Jane, I don’t think you would have married me on the 27th of July 2005. I don’t think I would have married you on that day either, actually, had things carried on as they were. It was early days. I was enjoying falling further and further in love with you. I was looking forward to the day when my love and trust were so strong and my fear was so long gone that I could call out to the world that I loved you and wanted to be with you always. The publicness of that is daunting for me too. But I know that I wanted the day to come when we did get married, Jane. You knew that too. And I had a sneaking idea that you might come around in time. I remember thinking of that day of celebration and love, and knowing that I wanted it to be.

I do know that on the day of your funeral, I was ready to make the declaration. A cop out perhaps – it was easy to say I’d love you until death parted us – but it felt like a wedding to me. A weird, shotgun kind of wedding, a perverse consolation prize wedding with you there dead, Jane. But it was a celebration of love all the same. It was our celebration, my Darling. The one we got to have only you didn’t quite make it. But I did and all those other people did and they saw our love, yours and mine. And they let it soak into them and flow out again as tears. They looked at each other (all mingled on both sides of the aisle as they were) and knew that they had been joined together by you and me and our love, Jane.
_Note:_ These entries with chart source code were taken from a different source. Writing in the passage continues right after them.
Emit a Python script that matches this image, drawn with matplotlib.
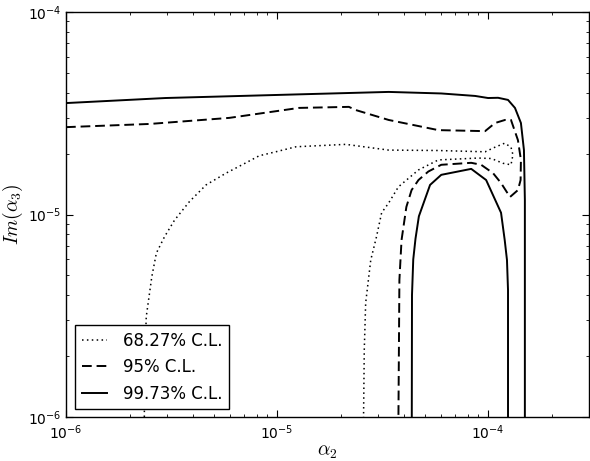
import numpy as np
import matplotlib
matplotlib.use("Agg")
import matplotlib.pyplot as plt

# confidence contours in the (alpha_2, Im(alpha_3)) plane, values in units of 1e-6
SCALE = 1e-6

# 68.27% C.L. (one open contour, bottom -> top -> bulb -> bottom)
x_68 = np.array([2.35, 2.36, 2.40, 2.55, 2.68, 2.93, 3.27, 3.85, 4.61, 5.73, 7.12,
                 8.23, 9.86, 12.3, 21.2, 33.8, 58.1, 96.8, 107.9, 119.9, 128.4,
                 131.2, 128.4, 117.7, 103.7, 89.7, 58.1, 46.8, 37.6, 33.8, 31.3,
                 29.6, 27.8, 26.3, 25.9, 25.7])
y_68 = np.array([1.0, 1.85, 3.13, 4.93, 6.45, 7.77, 9.39, 11.6, 14.0, 16.0, 18.0,
                 19.5, 20.4, 21.6, 22.2, 20.8, 20.7, 20.4, 21.5, 22.5, 21.5,
                 19.7, 17.6, 17.9, 18.9, 19.0, 18.6, 16.6, 13.7, 11.4, 10.2,
                 7.77, 5.96, 3.66, 2.14, 1.0])

# 95% C.L.
x_95 = np.array([1.0, 2.49, 5.94, 12.7, 21.9, 23.6, 33.8, 58.1, 96.8, 107.9, 120.3,
                 128.4, 138.5, 143.1, 142.6, 138.5, 127.0, 115.2, 105.6, 92.7,
                 83.2, 60.0, 52.1, 46.8, 43.4, 41.0, 38.9, 38.0, 37.6])
y_95 = np.array([27.0, 28.0, 30.0, 33.6, 34.0, 32.8, 29.3, 26.1, 25.8, 28.3, 29.3,
                 29.3, 23.3, 18.6, 14.8, 13.2, 12.2, 14.3, 16.0, 17.6,
                 18.0, 17.6, 16.3, 14.8, 13.2, 10.9, 7.48, 4.75, 1.0])

# 99.73% C.L.: outer band and inner island
x_997_out = np.array([1.0, 2.96, 12.7, 33.8, 60.0, 86.8, 100.0, 111.5, 124.3, 134.1,
                      143.1, 147.9, 149.4, 149.4])
y_997_out = np.array([35.5, 37.6, 39.2, 40.3, 39.6, 38.5, 37.6, 37.7, 36.8, 33.6,
                      28.3, 20.8, 11.8, 1.0])
x_997_in = np.array([43.5, 43.6, 44.2, 45.3, 47.0, 53.1, 60.0, 83.2, 97.9, 115.2,
                     119.9, 122.9, 124.3, 124.3])
y_997_in = np.array([1.0, 4.0, 6.0, 7.6, 9.8, 14.0, 15.7, 16.8, 14.8, 10.2,
                     7.48, 5.96, 4.24, 1.0])

labels = ["68.27% C.L.", "95% C.L.", "99.73% C.L."]

plt.rcParams["mathtext.fontset"] = "cm"
plt.rcParams["xtick.direction"] = "in"
plt.rcParams["ytick.direction"] = "in"
plt.rcParams["xtick.top"] = True
plt.rcParams["ytick.right"] = True

fig = plt.figure(figsize=(5.9, 4.61), dpi=100)
ax = fig.add_axes([0.1119, 0.0954, 0.886, 0.8786])

ax.plot(x_68 * SCALE, y_68 * SCALE, color="black", lw=1.1,
        linestyle=(0, (1, 2.2)), label=labels[0])
ax.plot(x_95 * SCALE, y_95 * SCALE, color="black", lw=1.4,
        linestyle=(0, (5, 2.5)), label=labels[1])
ax.plot(x_997_out * SCALE, y_997_out * SCALE, color="black", lw=1.4,
        linestyle="-", label=labels[2])
ax.plot(x_997_in * SCALE, y_997_in * SCALE, color="black", lw=1.4, linestyle="-")

ax.set_xscale("log")
ax.set_yscale("log")
ax.set_xlim(1e-6, 3e-4)
ax.set_ylim(1e-6, 1e-4)

ax.tick_params(which="major", length=5, width=0.8, labelsize=10)
ax.tick_params(which="minor", length=2.5, width=0.6)
ax.tick_params(axis="x", which="major", pad=4.5)
for sp in ax.spines.values():
    sp.set_linewidth(1.0)

ax.set_xlabel(r"$\alpha_2$", fontsize=14, labelpad=0)
ax.set_ylabel(r"$Im(\alpha_3)$", fontsize=14, labelpad=2)

leg = ax.legend(loc="lower left", bbox_to_anchor=(0.017, 0.019), borderaxespad=0,
                fontsize=12, handlelength=1.5, handletextpad=1.0,
                fancybox=False, framealpha=1, edgecolor="black")
leg.get_frame().set_linewidth(1.0)

fig.savefig("out.png", dpi=100)
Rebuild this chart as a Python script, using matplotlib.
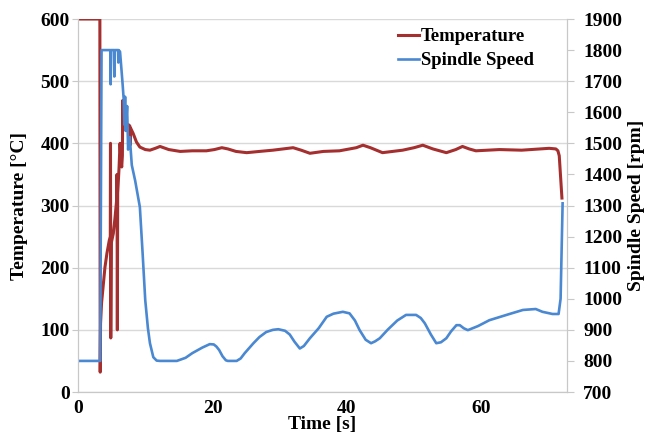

And now that I feel more joined to you than ever, I must begin to say goodbye. But today doesn’t feel like the day. It feels like the day to have been sitting with you at our outdoor table, sharing coffee and brunch and reflecting on Andy and Angus union. Reading the short story in the paper to you and then sagely swapping opinions about it. Trotting our little paths together here and there around the town. Riding our bikes around and around the roundabout in the park, tipping bollards with our toes, trying not to fall off. Climbing the stairs to share our warm soft bed and wriggling together grinning and inhaling with our noses buried in each others’ hair and skin.